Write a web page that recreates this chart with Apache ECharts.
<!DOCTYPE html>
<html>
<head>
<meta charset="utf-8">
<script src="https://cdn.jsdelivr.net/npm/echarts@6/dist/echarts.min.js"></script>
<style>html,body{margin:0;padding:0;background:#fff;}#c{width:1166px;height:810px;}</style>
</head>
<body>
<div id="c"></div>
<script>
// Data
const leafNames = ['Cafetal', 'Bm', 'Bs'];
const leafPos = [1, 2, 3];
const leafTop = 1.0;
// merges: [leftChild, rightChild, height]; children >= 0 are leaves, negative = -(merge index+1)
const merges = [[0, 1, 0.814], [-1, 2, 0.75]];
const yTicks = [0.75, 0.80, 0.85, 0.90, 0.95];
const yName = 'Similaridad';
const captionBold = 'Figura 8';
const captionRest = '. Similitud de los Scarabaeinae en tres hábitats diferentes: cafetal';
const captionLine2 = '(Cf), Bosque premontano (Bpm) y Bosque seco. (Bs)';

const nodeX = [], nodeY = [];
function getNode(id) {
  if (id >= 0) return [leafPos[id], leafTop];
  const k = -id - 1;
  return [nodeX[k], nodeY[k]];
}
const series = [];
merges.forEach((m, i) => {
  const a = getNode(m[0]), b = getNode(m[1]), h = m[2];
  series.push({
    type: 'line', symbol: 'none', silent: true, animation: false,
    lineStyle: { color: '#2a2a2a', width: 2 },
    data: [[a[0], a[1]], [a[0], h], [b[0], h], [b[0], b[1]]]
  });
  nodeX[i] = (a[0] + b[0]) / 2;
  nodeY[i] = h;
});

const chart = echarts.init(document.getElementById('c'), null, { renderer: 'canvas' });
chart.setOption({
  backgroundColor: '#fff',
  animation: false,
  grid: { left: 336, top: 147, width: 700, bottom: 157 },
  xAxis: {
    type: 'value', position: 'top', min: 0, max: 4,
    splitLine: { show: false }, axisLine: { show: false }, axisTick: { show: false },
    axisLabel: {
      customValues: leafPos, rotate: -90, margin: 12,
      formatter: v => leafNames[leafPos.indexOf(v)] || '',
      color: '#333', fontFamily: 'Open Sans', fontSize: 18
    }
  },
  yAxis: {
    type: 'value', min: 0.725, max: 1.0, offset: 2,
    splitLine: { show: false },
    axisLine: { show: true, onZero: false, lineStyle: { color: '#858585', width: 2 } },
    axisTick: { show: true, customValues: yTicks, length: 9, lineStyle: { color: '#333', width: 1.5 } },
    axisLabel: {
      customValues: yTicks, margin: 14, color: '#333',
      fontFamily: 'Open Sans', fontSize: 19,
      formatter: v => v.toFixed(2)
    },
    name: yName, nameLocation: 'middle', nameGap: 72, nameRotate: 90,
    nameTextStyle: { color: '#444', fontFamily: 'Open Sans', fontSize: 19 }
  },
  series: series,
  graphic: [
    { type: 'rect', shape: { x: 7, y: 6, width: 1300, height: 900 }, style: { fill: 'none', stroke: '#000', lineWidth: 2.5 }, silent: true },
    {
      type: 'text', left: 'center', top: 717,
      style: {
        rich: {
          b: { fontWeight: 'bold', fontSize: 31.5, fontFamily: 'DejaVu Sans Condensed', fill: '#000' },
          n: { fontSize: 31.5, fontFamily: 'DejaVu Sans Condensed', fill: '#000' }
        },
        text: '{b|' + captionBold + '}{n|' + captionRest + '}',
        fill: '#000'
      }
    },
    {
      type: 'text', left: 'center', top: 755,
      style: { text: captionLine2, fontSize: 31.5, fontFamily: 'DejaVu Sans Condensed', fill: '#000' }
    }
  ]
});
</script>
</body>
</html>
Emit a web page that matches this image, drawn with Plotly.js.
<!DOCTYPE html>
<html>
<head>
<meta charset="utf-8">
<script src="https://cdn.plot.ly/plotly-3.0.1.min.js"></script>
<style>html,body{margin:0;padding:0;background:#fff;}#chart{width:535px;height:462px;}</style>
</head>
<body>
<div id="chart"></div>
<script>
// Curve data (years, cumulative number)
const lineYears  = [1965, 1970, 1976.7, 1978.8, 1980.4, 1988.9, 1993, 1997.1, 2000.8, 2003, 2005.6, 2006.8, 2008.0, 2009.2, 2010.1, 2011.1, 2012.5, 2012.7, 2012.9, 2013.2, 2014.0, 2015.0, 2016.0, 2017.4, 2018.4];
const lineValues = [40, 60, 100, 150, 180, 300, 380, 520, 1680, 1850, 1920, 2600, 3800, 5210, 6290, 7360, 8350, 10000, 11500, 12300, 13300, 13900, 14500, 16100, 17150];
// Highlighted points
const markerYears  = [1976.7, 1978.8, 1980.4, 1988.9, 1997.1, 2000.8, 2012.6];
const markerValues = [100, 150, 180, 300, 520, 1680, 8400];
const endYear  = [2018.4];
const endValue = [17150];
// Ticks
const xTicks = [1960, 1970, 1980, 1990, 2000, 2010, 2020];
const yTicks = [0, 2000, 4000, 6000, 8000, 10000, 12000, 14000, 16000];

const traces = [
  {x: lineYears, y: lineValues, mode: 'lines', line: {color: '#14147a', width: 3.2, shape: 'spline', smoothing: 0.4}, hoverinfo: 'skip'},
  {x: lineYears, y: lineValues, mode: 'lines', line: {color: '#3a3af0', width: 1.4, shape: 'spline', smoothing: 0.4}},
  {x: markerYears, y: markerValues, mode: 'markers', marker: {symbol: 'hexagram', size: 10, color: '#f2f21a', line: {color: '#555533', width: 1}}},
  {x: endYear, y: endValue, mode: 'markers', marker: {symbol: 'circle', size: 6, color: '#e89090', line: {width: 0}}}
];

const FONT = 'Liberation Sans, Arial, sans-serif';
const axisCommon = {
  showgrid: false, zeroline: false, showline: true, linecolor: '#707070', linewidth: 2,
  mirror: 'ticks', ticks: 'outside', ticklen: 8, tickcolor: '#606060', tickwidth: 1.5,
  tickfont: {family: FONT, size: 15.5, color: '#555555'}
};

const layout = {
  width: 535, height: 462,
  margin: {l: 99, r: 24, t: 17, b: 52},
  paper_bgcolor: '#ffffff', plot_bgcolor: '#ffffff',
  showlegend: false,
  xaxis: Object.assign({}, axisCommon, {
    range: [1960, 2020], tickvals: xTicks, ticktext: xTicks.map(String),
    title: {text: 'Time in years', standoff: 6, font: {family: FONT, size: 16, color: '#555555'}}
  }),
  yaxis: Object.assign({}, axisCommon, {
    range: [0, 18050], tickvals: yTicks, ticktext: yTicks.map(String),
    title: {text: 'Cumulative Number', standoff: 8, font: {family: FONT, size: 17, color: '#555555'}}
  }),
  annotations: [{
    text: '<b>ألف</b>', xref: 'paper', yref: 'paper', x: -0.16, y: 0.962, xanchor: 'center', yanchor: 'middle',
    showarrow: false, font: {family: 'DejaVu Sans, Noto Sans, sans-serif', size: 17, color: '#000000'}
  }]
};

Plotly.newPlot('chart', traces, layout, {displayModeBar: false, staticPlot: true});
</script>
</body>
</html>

◆ ◆ ◆

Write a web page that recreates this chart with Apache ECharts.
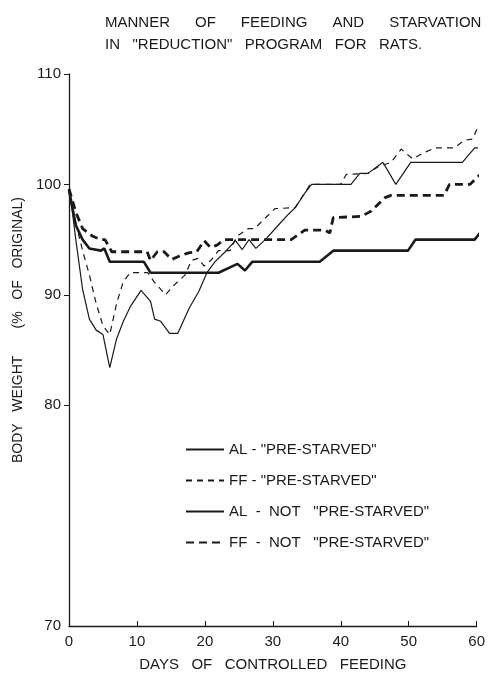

◆ ◆ ◆

EXERCISE OBJECTIVE >>
Retype exactly what runs from the line containing "Emit a web page" through the line containing "12000, 14000, 16000];", both lines included, and stop there.

THE ANSWER >>
Emit a web page that matches this image, drawn with Plotly.js.
<!DOCTYPE html>
<html>
<head>
<meta charset="utf-8">
<script src="https://cdn.plot.ly/plotly-3.0.1.min.js"></script>
<style>html,body{margin:0;padding:0;background:#fff;}#chart{width:535px;height:462px;}</style>
</head>
<body>
<div id="chart"></div>
<script>
// Curve data (years, cumulative number)
const lineYears  = [1965, 1970, 1976.7, 1978.8, 1980.4, 1988.9, 1993, 1997.1, 2000.8, 2003, 2005.6, 2006.8, 2008.0, 2009.2, 2010.1, 2011.1, 2012.5, 2012.7, 2012.9, 2013.2, 2014.0, 2015.0, 2016.0, 2017.4, 2018.4];
const lineValues = [40, 60, 100, 150, 180, 300, 380, 520, 1680, 1850, 1920, 2600, 3800, 5210, 6290, 7360, 8350, 10000, 11500, 12300, 13300, 13900, 14500, 16100, 17150];
// Highlighted points
const markerYears  = [1976.7, 1978.8, 1980.4, 1988.9, 1997.1, 2000.8, 2012.6];
const markerValues = [100, 150, 180, 300, 520, 1680, 8400];
const endYear  = [2018.4];
const endValue = [17150];
// Ticks
const xTicks = [1960, 1970, 1980, 1990, 2000, 2010, 2020];
const yTicks = [0, 2000, 4000, 6000, 8000, 10000, 12000, 14000, 16000];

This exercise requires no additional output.